Mitigation efforts primarily focused on application-level changes. Identified hot keys were refactored to employ hybrid caching patterns. This involved combining local in-memory caches, backed by Redis itself, to dramatically reduce the pressure on individual shards. Additionally, read replicas served as a short-term measure to distribute the load until the necessary code changes could be fully deployed. Together, these strategic approaches effectively stabilized shard CPU utilization, allowing Redis Cluster to reliably sustain production traffic.

What traffic-routing constraints guided your design of a dynamic cache router for percentage-based cutover between Memcached and Redis?

Traffic routing presented a challenge: it needed to offer fine-grained control while simultaneously preserving consistency for shared cache keys across more than 50 services. Services that shared keys absolutely had to migrate together. This was crucial to prevent split-brain behavior or the dreaded stale reads, making precise coordination and determinism utterly essential.

The team responded by grouping services into migration cohorts. These cohorts were carefully determined based on factors like traffic volume, business criticality, and key ownership. The Dynamic Cache Router then applied the same CRC32 hashing algorithm that Redis Cluster uses internally. This ensured that routing decisions consistently aligned with shard ownership and remained stable even as cutover percentages were adjusted.

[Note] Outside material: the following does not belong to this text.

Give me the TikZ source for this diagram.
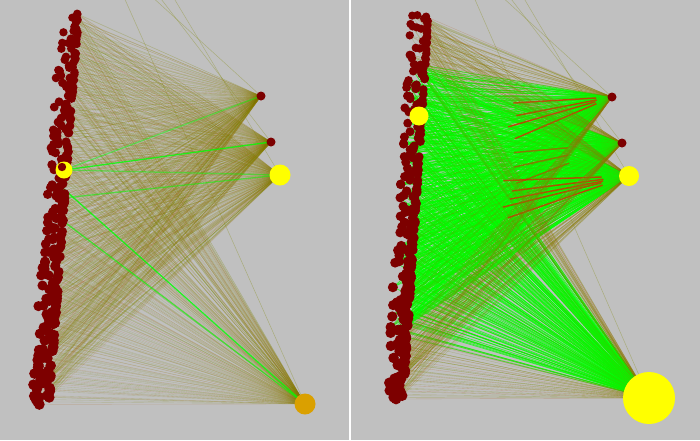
\documentclass[tikz,border=0pt]{standalone}
\usetikzlibrary{calc}
\definecolor{bg}{RGB}{192,192,192}
\definecolor{dotred}{RGB}{125,0,0}
\definecolor{lineolive}{RGB}{128,135,0}
\definecolor{linebrown}{RGB}{175,95,20}
\definecolor{hiliteg}{RGB}{0,255,0}
\definecolor{hubyellow}{RGB}{255,255,0}
\definecolor{huborange}{RGB}{218,160,0}
\definecolor{redseg}{RGB}{255,0,0}
\tikzset{
  edge/.style={line width=0.35pt, draw opacity=0.22},
  gedge/.style={line width=0.75pt, draw=hiliteg, draw opacity=0.7},
  gthick/.style={line width=1.3pt, draw=hiliteg, draw opacity=0.8},
  faint/.style={line width=0.5pt, draw=lineolive, draw opacity=0.35},
  rededge/.style={line width=1.5pt, draw=redseg, draw opacity=0.7},
}
\begin{document}
\begin{tikzpicture}[x=1pt,y=-1pt]
\fill[bg] (0,0) rectangle (700,440);
\fill[white] (349.2,0) rectangle (351,440);
\useasboundingbox (0,0) rectangle (700,440);

% hubs
\coordinate (LA) at (261,96);
\coordinate (LB) at (271,142);
\coordinate (LC) at (280,175);
\coordinate (LD) at (305,404);
\coordinate (RA) at (612,97);
\coordinate (RB) at (622,143);
\coordinate (RC) at (629,176);
\coordinate (RD) at (649,398);
\coordinate (LY) at (64,170);
\coordinate (LYin) at (62,167);
\coordinate (RY) at (419,116);
% far-away (off picture) ends
\coordinate (LT1) at (123,-5);
\coordinate (LT2) at (150,-5);
\coordinate (LT3) at (158,-5);
\coordinate (LT4) at (172,-5);
\coordinate (RT1) at (473,-5);
\coordinate (RT2) at (500,-5);
\coordinate (RT3) at (508,-5);
\coordinate (RT4) at (522,-5);

% member dots (positions)
\pgfmathsetseed{4242}
\foreach \p/\cx/\cs/\yb in {L/75/30/404, R/425/26/398} {
  \foreach \i in {1,...,240} {
    \pgfmathsetmacro\t{(\i-1)/239}
    \pgfmathsetmacro\rr{rnd}
    \pgfmathsetmacro\x{\cx-\cs*\t+4-18*\rr*\rr}
    \pgfmathsetmacro\y{14+\t*(\yb-14)+(rnd-0.5)*4}
    \coordinate (\p\i) at (\x,\y);
  }
}

% faint lines to far nodes
\draw[faint] (LT1) -- (LD);
\draw[faint] (LT2) -- (LA);
\draw[faint] (LT3) -- (LB);
\draw[faint] (LT4) -- (LC);
\draw[faint] (RT1) -- (RD);
\draw[faint] (RT2) -- (RA);
\draw[faint] (RT3) -- (RB);
\draw[faint] (RT4) -- (RC);

% left panel edges
\foreach \i in {1,...,240} {
  \foreach \h [count=\k] in {A,B,C,D} {
    \pgfmathtruncatemacro\c{mod(\i*7+\k*3,4)}
    \ifnum\c=0 \def\lc{linebrown}\else\def\lc{lineolive}\fi
    \draw[edge,draw=\lc] (L\i) -- (L\h);
  }
}
% left highlighted edges
\draw[gthick] (LY) -- (LB);
\draw[gthick,draw opacity=0.45] (LY) -- (LA);
\draw[gthick,draw opacity=0.45] (LY) -- (LC);
\draw[gthick] (L106) -- (LD);
\draw[gthick,draw opacity=0.6] (L128) -- (LD);
\draw[gthick,draw opacity=0.5] (L115) -- (LC);

% right panel: green edges
\foreach \i in {33,...,199} {
  \foreach \h in {A,B,C,D} {
    \draw[gedge] (R\i) -- (R\h);
  }
}
% right panel: red segments near hubs
\foreach \i in {60,75,90,105} {
  \draw[rededge] ($(RA)!0.08!(R\i)$) -- ($(RA)!0.5!(R\i)$);
}
\foreach \i in {108,118,128,138,150} {
  \draw[rededge] ($(RC)!0.12!(R\i)$) -- ($(RC)!0.55!(R\i)$);
}
\foreach \i in {92,112,132} {
  \draw[rededge,draw opacity=0.5] ($(RB)!0.25!(R\i)$) -- ($(RB)!0.5!(R\i)$);
}
% right panel: olive edges
\foreach \i in {1,...,32} {
  \foreach \h [count=\k] in {A,B,C,D} {
    \pgfmathtruncatemacro\c{mod(\i*7+\k*3,4)}
    \ifnum\c=0 \def\lc{linebrown}\else\def\lc{lineolive}\fi
    \draw[edge,draw=\lc,draw opacity=0.3] (R\i) -- (R\h);
  }
}
\foreach \i in {200,...,240} {
  \foreach \h [count=\k] in {A,B,C,D} {
    \pgfmathtruncatemacro\c{mod(\i*7+\k*3,4)}
    \ifnum\c=0 \def\lc{linebrown}\else\def\lc{lineolive}\fi
    \draw[edge,draw=\lc,draw opacity=0.3] (R\i) -- (R\h);
  }
}
\foreach \i in {33,39,...,199} {
  \foreach \h in {A,B,C,D} {
    \draw[edge,draw=lineolive,draw opacity=0.3] (R\i) -- (R\h);
  }
}

% dots
\foreach \p in {L,R} {
  \foreach \i in {1,...,240} {
    \pgfmathsetmacro\r{4.1+1.3*(\i-1)/239}
    \fill[dotred] (\p\i) circle[radius=\r pt];
  }
}

% hubs drawn on top
\fill[dotred] (LA) circle[radius=4.5pt];
\fill[dotred] (LB) circle[radius=4.5pt];
\fill[hubyellow] (LC) circle[radius=10.5pt];
\fill[huborange] (LD) circle[radius=10.5pt];
\fill[hubyellow] (LY) circle[radius=8.5pt];
\fill[dotred] (LYin) circle[radius=4.2pt];
\fill[dotred] (RA) circle[radius=4.5pt];
\fill[dotred] (RB) circle[radius=4.5pt];
\fill[hubyellow] (RC) circle[radius=10pt];
\fill[hubyellow] (RD) circle[radius=26pt];
\fill[hubyellow] (RY) circle[radius=9.5pt];
\end{tikzpicture}
\end{document}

A centralized configuration manager was put in place to propagate routing updates across the entire fleet in real time. This system allowed the enabled percentage for each group to be gradually increased, moving from zero all the way to full cutover. This design offered several key advantages: it enabled controlled experimentation, facilitated precise cache-miss management, and allowed for rapid rollbacks, all without the inconvenience of application restarts or redeployments.

DCR Routing logic.

What validation constraints guided how you proved Redis Cluster could sustain target latency and stable cache hit ratios under production load?

Validation required proving more than just average performance. It demanded demonstrating sustained tail latency and cache efficiency under authentic production conditions. Synthetic benchmarks simply fell short here; they consistently fail to capture the nuances of real access patterns, TTL distributions, and crucial replica-read behavior.

To overcome this, the team constructed production-faithful load tests. These tests incorporated actual key and value sizes, observed TTL distributions, and realistic traffic mixes. Long-running soak tests were particularly insightful, surfacing issues like memory growth, connection pool pressure, or the subtle effects of garbage collection within the data access layer. These are the kinds of problems that can gradually degrade tail latency over time.

During the migration itself, cache hit and miss metrics were meticulously compared in parallel between Memcached and Redis. This was done while double-writes and a gradual read cutover process were actively in place. This rigorous validation definitively confirmed that Redis sustained end-to-end P50 latency around 1 millisecond and P99 latency near 20 milliseconds from the data access layer, all while maintaining stable hit ratios, before the full shift of production traffic occurred.

What’s next in this migration journey?

As the migration advances, the next phase focuses on scaling read throughput and isolating load hotspots to improve overall cluster stability. A key initiative is the segregation of read and write traffic, where all write operations are directed to primary nodes, while read replicas are leveraged to serve GET traffic. This separation ensures that increasing read volume does not contend with write workloads, allowing primary nodes to remain write-optimized while reducing latency and increasing aggregate read capacity.

Equally important is the introduction of an adaptive throttling mechanism aimed at hot keys. Rather than applying static or cluster-wide limits, the system identifies keys that generate disproportionate traffic and selectively throttles requests targeting those keys. This prevents individual shards from becoming overloaded, protects the rest of the cluster from cascading failures, and helps maintain predictable tail latencies under peak load.